Now a lot of you like me are watching Westworld and are likely thinking, whew, humanity is good for at least another year, but that’s not where I’m going with this. Google developed an AI to help with diagnosis at scale, and it was impressively accurate in the lab but not so much in actual practice Thailand; in fact, the deployment at times slowed the diagnosis and didn’t speed it up.
But this was a field test, and initial field tests often fail, but this failure wasn’t due to a problem with the AI. It was due to the nature of the deployment, and the problems are fixable and far easier to fix than it would be to create a new AI.

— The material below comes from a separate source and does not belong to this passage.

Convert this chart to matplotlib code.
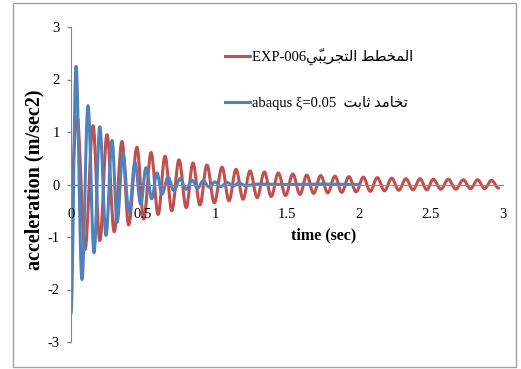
import numpy as np
import matplotlib.pyplot as plt
from matplotlib.patches import Rectangle, PathPatch
from matplotlib.path import Path
from matplotlib.lines import Line2D

# measured record EXP-006: peak / trough times (s) and accelerations (m/s^2)
exp_peak_t = [0.042, 0.153, 0.25, 0.354, 0.458, 0.556, 0.653, 0.75, 0.847, 0.944,
              1.049, 1.146, 1.243, 1.343, 1.44, 1.54, 1.637, 1.734, 1.833, 1.93,
              2.03, 2.127, 2.227, 2.326, 2.424, 2.516, 2.62, 2.724, 2.824, 2.92]
exp_peak_a = [1.3, 1.12, 0.95, 0.82, 0.71, 0.61, 0.54, 0.47, 0.41, 0.37,
              0.33, 0.29, 0.26, 0.24, 0.22, 0.2, 0.18, 0.17, 0.16, 0.15,
              0.14, 0.13, 0.12, 0.11, 0.11, 0.10, 0.10, 0.09, 0.09, 0.08]
exp_trough_t = [0.0, 0.097, 0.2, 0.3, 0.4, 0.505, 0.605, 0.7, 0.8, 0.895, 0.995,
                1.097, 1.195, 1.293, 1.39, 1.49, 1.59, 1.685, 1.783, 1.88, 1.98,
                2.078, 2.177, 2.276, 2.375, 2.47, 2.568, 2.672, 2.774, 2.872, 2.97]
exp_trough_a = [0.0, -1.24, -1.07, -0.9, -0.77, -0.66, -0.57, -0.5, -0.44, -0.39, -0.35,
                -0.31, -0.28, -0.25, -0.23, -0.21, -0.19, -0.17, -0.16, -0.15, -0.14,
                -0.13, -0.12, -0.11, -0.1, -0.1, -0.09, -0.09, -0.08, -0.08, -0.07]

# abaqus model, constant damping 0.05
abq_peak_t = [0.035, 0.118, 0.2, 0.285, 0.361, 0.444, 0.521, 0.597, 0.674, 0.757,
              0.84, 0.917, 1.0, 1.083, 1.167]
abq_peak_a = [2.25, 1.5, 1.1, 0.84, 0.59, 0.42, 0.32, 0.22, 0.14, 0.11,
              0.08, 0.07, 0.05, 0.04, 0.03]
abq_trough_t = [0.0, 0.076, 0.16, 0.243, 0.32, 0.403, 0.484, 0.56, 0.632, 0.715,
                0.8, 0.88, 0.96, 1.04, 1.125, 1.21]
abq_trough_a = [-2.46, -1.81, -1.30, -0.97, -0.72, -0.53, -0.38, -0.27, -0.18, -0.12,
                -0.09, -0.07, -0.05, -0.04, -0.03, -0.02]
abq_tail_t = [1.3, 1.5, 1.75, 2.0]
abq_tail_a = [0.01, 0.0, 0.01, 0.0]

red = "#C0504D"
blue = "#4F81BD"
grey = "#888888"
serif = ["Liberation Serif", "DejaVu Sans"]


def merge(*pairs):
    t = np.concatenate([p[0] for p in pairs])
    a = np.concatenate([p[1] for p in pairs])
    o = np.argsort(t, kind="stable")
    return t[o], a[o]


def smooth_path(t, a, k=0.364):
    # smoothed line: cubic segments with flat tangents at every extremum
    verts = [(t[0], a[0])]
    codes = [Path.MOVETO]
    for i in range(len(t) - 1):
        d = (t[i + 1] - t[i]) * k
        verts += [(t[i] + d, a[i]), (t[i + 1] - d, a[i + 1]), (t[i + 1], a[i + 1])]
        codes += [Path.CURVE4] * 3
    return Path(verts, codes)


exp_t, exp_a = merge((exp_peak_t, exp_peak_a), (exp_trough_t, exp_trough_a))
abq_t, abq_a = merge((abq_peak_t, abq_peak_a), (abq_trough_t, abq_trough_a),
                     (abq_tail_t, abq_tail_a))

W, H = 521, 369
fig = plt.figure(figsize=(W / 100, H / 100), dpi=100)
ax = fig.add_axes([71 / W, 1 - 342 / H, (503 - 71) / W, (342 - 27) / H])

ax.add_patch(PathPatch(smooth_path(exp_t, exp_a), fill=False, edgecolor=red,
                       lw=2.2, joinstyle="round", capstyle="round"))
ax.add_patch(PathPatch(smooth_path(abq_t, abq_a), fill=False, edgecolor=blue,
                       lw=2.2, joinstyle="round", capstyle="round"))

ax.set_xlim(0, 3)
ax.set_ylim(-3, 3)
for s in ["top", "right"]:
    ax.spines[s].set_visible(False)
ax.spines["left"].set_color(grey)
ax.spines["bottom"].set_color(grey)
ax.spines["bottom"].set_position(("data", 0))

ax.set_yticks([-3, -2, -1, 0, 1, 2, 3])
ax.set_yticklabels(["-3", "-2", "-1", "0", "1", "2", "3"])
ax.set_xticks([0, 0.5, 1, 1.5, 2, 2.5, 3])
ax.set_xticklabels(["0", "0.5", "1", "1.5", "2", "2.5", "3"])
ax.tick_params(axis="y", direction="out", length=3, width=1, color=grey, pad=5)
ax.tick_params(axis="x", length=0, pad=17)
for lab in ax.get_xticklabels() + ax.get_yticklabels():
    lab.set_family(serif)
    lab.set_fontsize(10.5)

fig.text(324 / W, 1 - 235 / H, "time (sec)", family=serif, fontsize=11.5,
         fontweight="bold", ha="center", va="center")
fig.text(34 / W, 1 - 180 / H, "acceleration (m/sec2)", family=serif, fontsize=14.5,
         fontweight="bold", ha="center", va="center", rotation=90)

# Arabic written in presentation forms, in visual (left-to-right) order
lbl_exp = "EXP-006" + "\uFEF2\u0651\uFE92\uFEF3\uFEAE\uFEA0\uFE98\uFEDF\uFE8D" + " " + \
          "\uFEC2\uFEC4\uFEA8\uFEE4\uFEDF\uFE8D"
lbl_abq = "abaqus \u03BE=0.05  " + "\uFE96\uFE91\uFE8E\uFE9B" + " " + \
          "\uFEAA\uFEE3\uFE8E\uFEA8\uFE97"
handles = [Line2D([], [], color=red, lw=2.2), Line2D([], [], color=blue, lw=2.2)]
fig.legend(handles, [lbl_exp, lbl_abq], loc="upper left",
           bbox_to_anchor=(225 / W, 1 - 48 / H), frameon=False,
           prop={"family": serif, "size": 10.5}, handlelength=1.7,
           handletextpad=0.15, labelspacing=2.1, borderpad=0, borderaxespad=0)

fig.patches.append(Rectangle((13 / W, 1 - 367 / H), (516 - 13) / W, (367 - 3) / H,
                             transform=fig.transFigure, fill=False,
                             edgecolor="#A0A0A0", lw=1))

fig.savefig("out.png", dpi=100)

I think this also showcases why so many AI project fail, for what Thailand found, is what a lot of IT folks find, and that is that if you don’t understand the limitations and strengths of the AI you are deploying that lack of knowledge will cause the project to fail.
Let’s talk about deploying AIs correctly this week and why the learning Thailand, and Google, got from this trial will help assure the success of future deployments.
While science fiction programs like Westworld imply AIs that can replace humans, we are between one and three decades away from that kind of capability. What we have today are focused AIs that are designed, and trained, to do one thing exceedingly well.
In the case of the Google project that one thing is being able to determine, from a high-quality image, whether a patent had diabetes while, the lab the AI, which was developed by Google Health, demonstrated it could identify signs of diabetic retinopathy in 10 minutes with 90% accuracy.
This capability is vast for Thailand, where their clinics are struggling to care for around 4.5 million patients with only 200 retinal specialists. In practice, 20% of the images were rejected, patent screening dropped to 5 per hour, and some people had to wait days for a diagnosis.
Now the causes of this were poor internet bandwidth. The AI tool is cloud-based, and the tests were often done in remote areas with poor internet connections, making uploads of high-quality images problematic. Also, overworked nurses were often unable to capture high enough quality images for the system to scan, which is what resulted in the extremely high image rejection rate.
This failure means that the AI required high-speed internet and a method to take high-quality pictures of eyes to function, both hardly a surprise given how the system was trained. But, for some reason, those requirements weren’t met, and that is what resulted in the system failure.
Now the system was designed to be used by people that weren’t well trained, but the apparent assumption was that the lack of training was in medicine, not in photography. It did require that nurses implementing the tool have adequate cameras and training to take the necessary high-quality pictures. It should have never been deployed in areas with limited bandwidth.
There was one nurse who was well trained and who had adequate bandwidth, and she screened 1,000 patients with great success. It is interesting to note that those patents were okay with a machine making the diagnosis.
This somewhat failed trail is a showcase for why you must understand the design parameters of an AI before deployment. In this case, if you can’t properly train the nurses or supply them with proper photographic equipment or you have limited bandwidth where you want the system to function, you need a different solution because this one will fail.
If you saw the Ford vs. Ferrari movie, you may recall that one of the reasons the Ford GT won the race was because the Ferrari driver pushed his car beyond the physical limits set for it and blew the engine. Or, if you were a fan of Clint Eastwood’s Dirty Harry, one of his sayings was “a man’s got to know his limitations.”
If you understand and stay within the design parameters of the AI, you are likely to be successful; if you don’t, you’ll probably feel a bit like that Ferrari driver and maybe even hear Dirty Harry’s voice mocking you. And, my friends, that wouldn’t be a good thing.